We should consider reinforcing and broadening these experiences, with the aim to ensuring that policy coherence for development becomes the business not just of development policy makers but also of policy makers in non-development policy areas.
Better development cooperation, including more finance and improved aid delivery, is extremely important, but in itself not sufficient to enable the developing world to reach the Millennium Development Goals by the year 2015. It is generally acknowledged that the effective improvement in the coherence of developed countries’ policies would put developing countries in a much better position to achieve the MDGs.
The way forward
Mr. Secretary General,
There are limitations to the well functioning of private markets and to the capture of benefits by the poor. While markets are a necessary condition, they are not a sufficient one.
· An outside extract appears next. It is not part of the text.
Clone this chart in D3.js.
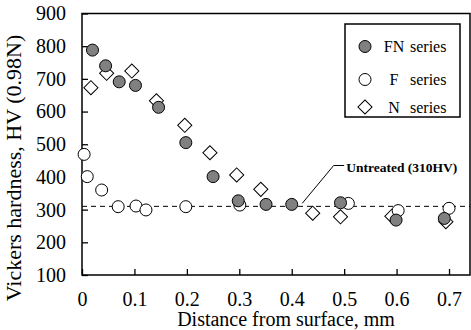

This is particularly true in developing countries, where institutional capacity is a real limitation and large portions of the population are not even included in “the market.”
At the root of the crisis was the optimism that was brought about by a long period of prosperity. The bottom-line is that the crisis has underlined the need for clearer policy messages and for more, not less, international cooperation across a range of economic and financial issues. Optimism led to risks in the global economy not being assessed as carefully as they should have been.
Implementing the recommendations summarized here will be difficult both politically and technically. However, the sheer scale of today’s crisis provides clear evidence of the importance of learning from past mistakes. One also should not underestimate the momentum today toward decisive action and lasting solutions.
The reform agenda is huge, and people come to it with sometimes very different perspectives, but we see a genuine desire to find common solutions. I hope that this Special High-level Meeting of the Economic and Social Council (“ECOSOC”) with the Bretton Woods Institutions, the World Trade Organization and the United Nations Conference on Trade and Development will be helpful in helping build consensus on how to tackle these shared problems.